I wrote about this arc somewhat previously in my Art Discussion Month 2010 post on John Higgins's art. Before discussing the arc a little more properly, I want to share something Ellis wrote about writing this title for his "From the Desk Of..." e-mail list:
Hellblazer is proving to be a strange write. It's taking me back to a younger version of myself, a past time; but couldn't be written by any other than the thirty-year-old version of me. It happens in places I walked first at the start of the decade - hell, old Stuart Green would recognize a couple. It draws on so many old memories, guts them and uses them for backdrop; the feeling of being in love in St James Park, in the summertime, or of being in love in Camden Town on a Friday afternoon at the edge of winter. Walking the shore of the Thames at sundown. Buying a mythic pint at the Coach And Horses and listening to the barman yell "Fuck off to the Epicure Restaurant if you don't like me bleedin' menu"... the exact feeling of knowing you can't go home because some poor bastard threw himself in front of the Tube train at Brixton station and is now a hundred-yard stain on the rails.... seeing a guy lay down on the corner of Denmark Street, turn blue, and die, right there, and as his arm loses tension and falls, seeing the needle roll from it... watching sunlight dapple the roof of St Paul's from Hungerford Bridge... watching a beautiful woman sink down in tears by the corner of Greek Street, among the pubs and arcades and stripshows and porn stores and the encroachment of the cafe society tables on the pavement, a privileged balcony from which to watch the sleaze and dissolution and pain and collapse and hopeless doomed glamour of poor sinking Soho...

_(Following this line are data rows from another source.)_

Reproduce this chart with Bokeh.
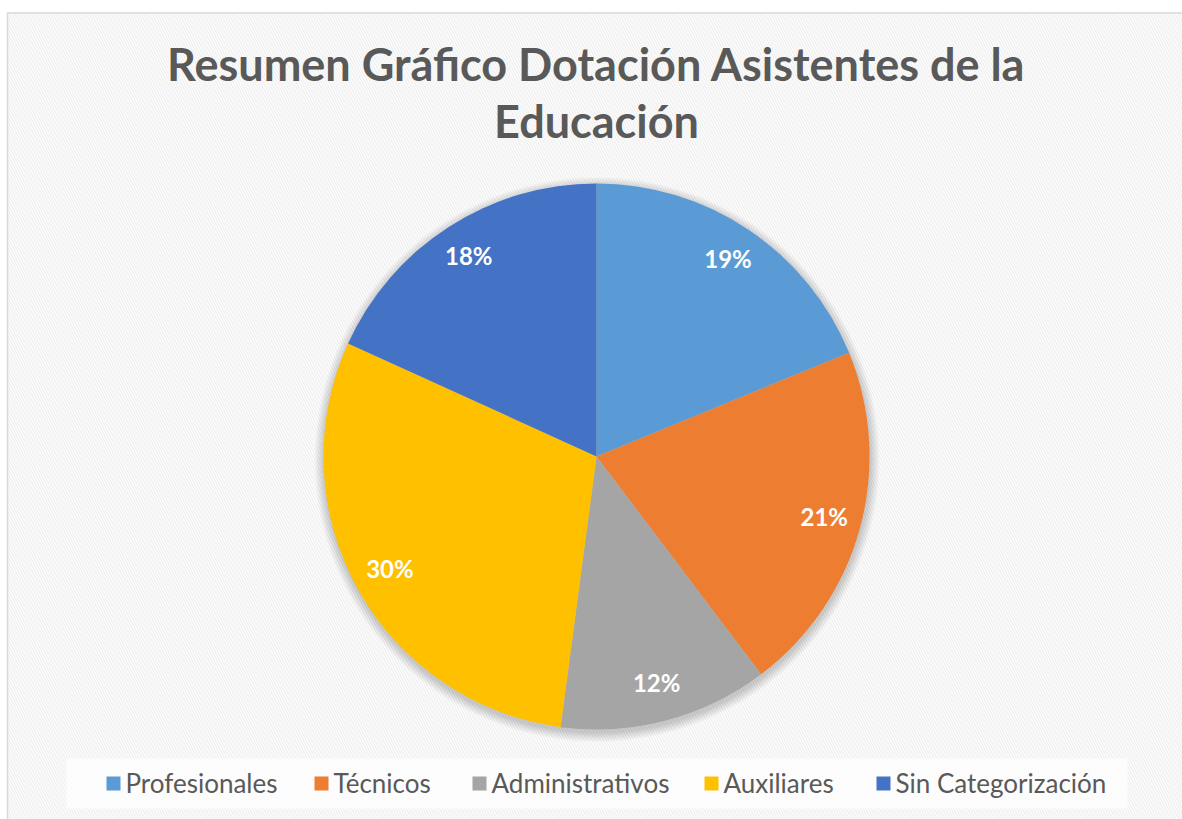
import numpy as np
from bokeh.plotting import figure
from bokeh.models import Range1d, ColumnDataSource
from bokeh.core.properties import value
from bokeh.embed import file_html
from bokeh.resources import INLINE

# ---- data ----
categories = ["Profesionales", "Técnicos", "Administrativos", "Auxiliares", "Sin Categorización"]
shares = [18.8, 20.9, 12.4, 29.7, 18.2]
colors = ["#5B9BD5", "#ED7D31", "#A5A5A5", "#FFC000", "#4472C4"]
title_lines = ["Resumen Gráfico Dotación Asistentes de la", "Educación"]

W, H = 1182, 819
IMG_H = 819
def Y(img_y):
    return IMG_H - img_y

p = figure(width=W, height=H, output_backend="svg", toolbar_location=None,
           x_range=Range1d(0, W), y_range=Range1d(Y(H), Y(0)),
           min_border=0, outline_line_color=None)
p.axis.visible = False
p.grid.visible = False
p.background_fill_color = "white"
p.border_fill_color = "white"

FONT = "Lato"

# chart area with faint diagonal stripes
p.quad(left=[7], right=[1200], top=[Y(12.5)], bottom=[Y(840)],
       fill_color="white", line_color="#d9d9d9", line_width=1.5,
       hatch_pattern="\\", hatch_color="#ececec", hatch_weight=1.2, hatch_scale=5.5)

# pie geometry
cx, cy, R = 596, Y(456), 273
vals = np.array(shares, dtype=float)
frac = vals / vals.sum()
cum = np.concatenate([[0.0], np.cumsum(frac)])
start = np.pi / 2 - cum[:-1] * 2 * np.pi
end = np.pi / 2 - cum[1:] * 2 * np.pi
mid = (start + end) / 2

# soft shadow
for k in range(1, 13):
    p.circle(x=[cx + 0.5], y=[cy - 3], radius=R + k * 0.8, fill_color="black",
             fill_alpha=0.016, line_color=None)

src = ColumnDataSource(dict(start=start, end=end, color=colors, cat=categories))
p.wedge(x=cx, y=cy, radius=R, start_angle="start", end_angle="end",
        direction="clock", fill_color="color", line_color=None, source=src)

# data labels
lr = 0.865 * R
labels = [f"{round(v)}%" for v in vals]
p.text(x=cx + lr * np.cos(mid), y=cy + lr * np.sin(mid) + 2, text=labels,
       text_color="white", text_font=value(FONT), text_font_style="bold",
       text_font_size="24px", text_align="center", text_baseline="middle")

# title
p.text(x=[596, 596], y=[Y(63), Y(120)], text=title_lines, text_color="#595959",
       text_font=value(FONT), text_font_style="bold", text_font_size="45px",
       text_align="center", text_baseline="middle")

# legend
p.quad(left=[66], right=[1127], top=[Y(758)], bottom=[Y(808)],
       fill_color="white", fill_alpha=0.7, line_color=None)
sq_x = [106, 314, 472, 704, 876]
ly = Y(783)
p.rect(x=[s + 7 for s in sq_x], y=[ly] * 5, width=14, height=14,
       fill_color=colors, line_color=None)
p.text(x=[s + 19 for s in sq_x], y=[ly + 1] * 5, text=categories, text_color="#595959",
       text_font=value(FONT), text_font_size="26px", text_align="left",
       text_baseline="middle")

open("out.html", "w").write(file_html(p, INLINE))
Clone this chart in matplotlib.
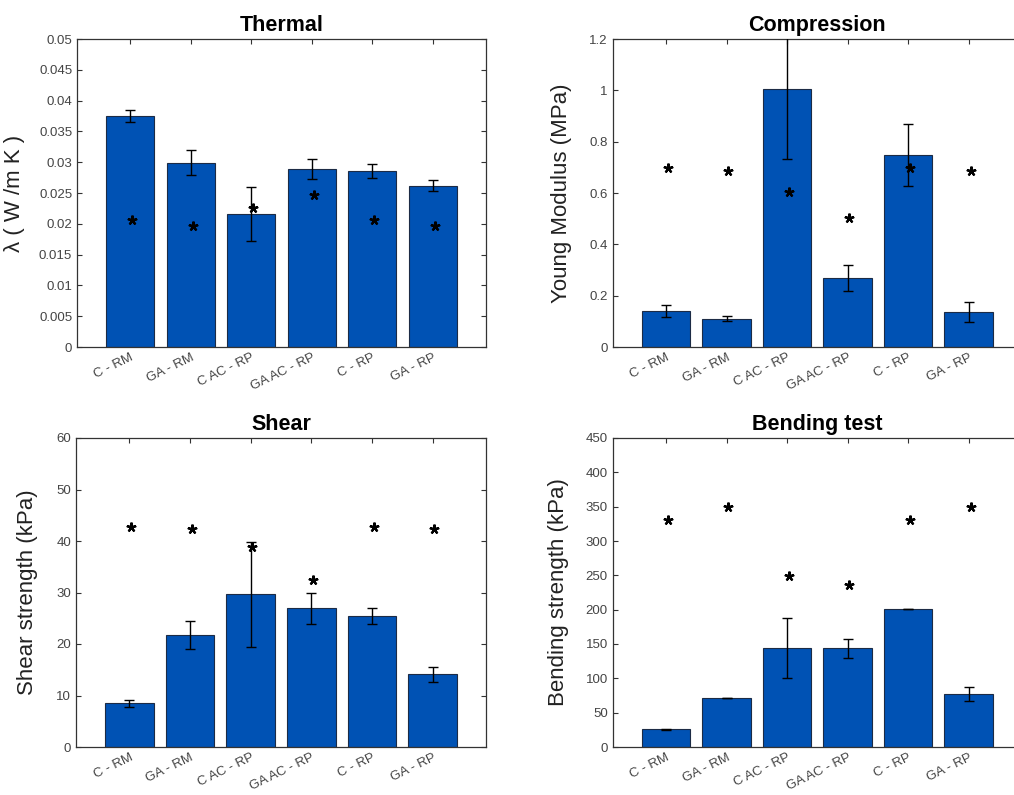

Now, at thirty, I walk the lines of the city. Brixton to Stockwell. Liverpool Street to the Hackney Road, via Christ Church. The tangle of Soho. Prop up the old lady of Threadneedle Street as I light a cigar. Step out of Camden Town Tube station, where she and I used to kiss (I discover last week that the station's site used to be Camden's execution spot) into the World's End, where we drank, and where, I find, a witch lived, three hundred years ago. I walk the parks, stand in the open air theatre where another I once saw the RSC do "Romeo and Juliet", poke around... the wonder's gone, but I'm left with understanding. And that's good enough.
I sit in "The Moon Under Water", George Orwell's little dream of a bar given form, on the Charing Cross Road. I transfer a few notes and thoughts into the handheld. Transcribing London. Gone are the days where London was my girlfriend, and I was wrapped up in the newness and sexiness of her. I'm older now; the me of '86, '88, '90 all gone, gone as the women I shared London with. I found my long-time love somewhere else, and now I shall be London's friend and confidant, her agent in the wider world.
Me and John Constantine walk London's streets, only learning.
London plays a big role in Haunted. I won't touch on the plot too much since that's handled in the art discuss post a bit more. It's mostly John riding to the rescue/revenge of an ex-girlfriend and giving a good shitkicking (in a sense) to an asshole magician by the name of Joshua Wright. What I find I enjoy when I reread Haunted is that sense of London and I'm fascinated by the idea that Ellis would use Hellblazer to reconnect with the city, to relearn it, to take him back to his youth... through a character older than he is (sort of). If you read the above, you'll notice a lot of what Ellis mentions in the comic. It's fascinating. I can't think of another comic is feels so much of its setting.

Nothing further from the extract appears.